**REQUIRED TASK:**
Would you pull out every line of the material that contains the string "this"?

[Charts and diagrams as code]
┄┄┄┄┄┄
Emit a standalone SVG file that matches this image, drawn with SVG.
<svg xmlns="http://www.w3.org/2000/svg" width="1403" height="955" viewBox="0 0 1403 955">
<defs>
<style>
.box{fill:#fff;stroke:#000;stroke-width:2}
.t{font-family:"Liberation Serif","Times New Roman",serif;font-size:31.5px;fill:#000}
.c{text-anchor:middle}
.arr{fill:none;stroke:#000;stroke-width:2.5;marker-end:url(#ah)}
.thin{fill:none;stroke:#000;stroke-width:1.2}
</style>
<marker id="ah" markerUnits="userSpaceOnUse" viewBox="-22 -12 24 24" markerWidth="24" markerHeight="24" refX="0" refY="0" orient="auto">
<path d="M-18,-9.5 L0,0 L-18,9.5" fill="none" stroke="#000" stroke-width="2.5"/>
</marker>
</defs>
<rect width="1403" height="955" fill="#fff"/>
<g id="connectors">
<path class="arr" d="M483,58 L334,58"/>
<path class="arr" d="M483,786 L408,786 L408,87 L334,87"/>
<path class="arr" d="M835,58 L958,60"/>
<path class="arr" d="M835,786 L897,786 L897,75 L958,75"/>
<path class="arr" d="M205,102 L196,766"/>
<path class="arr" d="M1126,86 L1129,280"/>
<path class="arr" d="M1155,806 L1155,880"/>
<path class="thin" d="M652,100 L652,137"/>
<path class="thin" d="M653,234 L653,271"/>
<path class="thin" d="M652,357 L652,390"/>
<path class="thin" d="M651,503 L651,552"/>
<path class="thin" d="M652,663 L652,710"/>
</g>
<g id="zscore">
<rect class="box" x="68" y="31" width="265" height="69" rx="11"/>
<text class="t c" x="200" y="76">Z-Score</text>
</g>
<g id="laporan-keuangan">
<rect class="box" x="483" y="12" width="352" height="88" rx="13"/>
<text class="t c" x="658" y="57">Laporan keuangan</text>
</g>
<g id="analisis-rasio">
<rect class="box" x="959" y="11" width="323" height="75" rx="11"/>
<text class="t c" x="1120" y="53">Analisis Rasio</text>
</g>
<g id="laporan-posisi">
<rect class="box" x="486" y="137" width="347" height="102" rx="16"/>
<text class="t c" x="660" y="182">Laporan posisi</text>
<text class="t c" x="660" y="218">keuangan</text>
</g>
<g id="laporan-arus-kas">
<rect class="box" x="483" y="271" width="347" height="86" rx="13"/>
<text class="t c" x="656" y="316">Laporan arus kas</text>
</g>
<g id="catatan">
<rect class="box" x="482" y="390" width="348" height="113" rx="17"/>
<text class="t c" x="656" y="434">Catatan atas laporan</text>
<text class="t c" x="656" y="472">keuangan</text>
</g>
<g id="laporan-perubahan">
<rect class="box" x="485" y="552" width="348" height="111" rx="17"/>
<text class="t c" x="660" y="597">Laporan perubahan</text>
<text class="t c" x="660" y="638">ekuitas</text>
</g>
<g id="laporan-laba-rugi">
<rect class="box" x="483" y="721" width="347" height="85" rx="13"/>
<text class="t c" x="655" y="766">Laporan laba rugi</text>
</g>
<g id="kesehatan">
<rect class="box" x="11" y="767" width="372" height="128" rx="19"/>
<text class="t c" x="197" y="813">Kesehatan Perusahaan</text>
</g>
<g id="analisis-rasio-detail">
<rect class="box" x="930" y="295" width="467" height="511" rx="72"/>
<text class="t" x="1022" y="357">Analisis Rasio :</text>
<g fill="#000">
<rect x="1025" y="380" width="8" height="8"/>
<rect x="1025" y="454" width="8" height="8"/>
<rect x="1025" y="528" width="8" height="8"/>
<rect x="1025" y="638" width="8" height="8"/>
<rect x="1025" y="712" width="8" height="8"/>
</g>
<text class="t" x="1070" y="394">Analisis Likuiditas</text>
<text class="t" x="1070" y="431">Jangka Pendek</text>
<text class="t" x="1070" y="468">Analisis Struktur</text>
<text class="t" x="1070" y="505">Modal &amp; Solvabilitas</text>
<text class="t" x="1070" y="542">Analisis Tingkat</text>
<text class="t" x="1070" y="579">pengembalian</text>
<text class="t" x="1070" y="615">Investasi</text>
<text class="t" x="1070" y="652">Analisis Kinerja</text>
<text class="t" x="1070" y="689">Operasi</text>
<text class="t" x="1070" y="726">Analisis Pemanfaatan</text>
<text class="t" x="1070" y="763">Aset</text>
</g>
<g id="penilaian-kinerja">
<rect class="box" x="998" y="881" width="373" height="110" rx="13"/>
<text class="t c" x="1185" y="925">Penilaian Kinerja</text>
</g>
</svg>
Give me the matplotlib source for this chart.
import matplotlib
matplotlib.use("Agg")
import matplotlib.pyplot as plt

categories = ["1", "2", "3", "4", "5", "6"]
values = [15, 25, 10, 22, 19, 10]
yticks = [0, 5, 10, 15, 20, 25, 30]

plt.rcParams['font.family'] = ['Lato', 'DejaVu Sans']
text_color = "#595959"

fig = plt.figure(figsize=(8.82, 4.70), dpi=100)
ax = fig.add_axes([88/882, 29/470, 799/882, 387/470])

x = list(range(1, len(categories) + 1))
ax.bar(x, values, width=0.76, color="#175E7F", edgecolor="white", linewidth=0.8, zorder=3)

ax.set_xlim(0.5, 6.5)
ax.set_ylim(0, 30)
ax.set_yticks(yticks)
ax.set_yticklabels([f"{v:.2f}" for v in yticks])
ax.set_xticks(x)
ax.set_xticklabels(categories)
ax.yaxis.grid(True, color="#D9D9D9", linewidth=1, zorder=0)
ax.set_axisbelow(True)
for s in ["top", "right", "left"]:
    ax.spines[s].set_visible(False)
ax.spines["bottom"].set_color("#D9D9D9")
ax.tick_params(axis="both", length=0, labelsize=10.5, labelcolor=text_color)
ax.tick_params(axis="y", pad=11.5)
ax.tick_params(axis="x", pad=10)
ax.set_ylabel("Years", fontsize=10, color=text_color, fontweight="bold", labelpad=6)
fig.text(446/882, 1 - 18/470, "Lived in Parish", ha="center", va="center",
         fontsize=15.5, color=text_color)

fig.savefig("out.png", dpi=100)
┄┄┄┄┄┄
**FINISHED TASK:**
Emit a standalone SVG file that matches this image, drawn with SVG.
Give me the matplotlib source for this chart.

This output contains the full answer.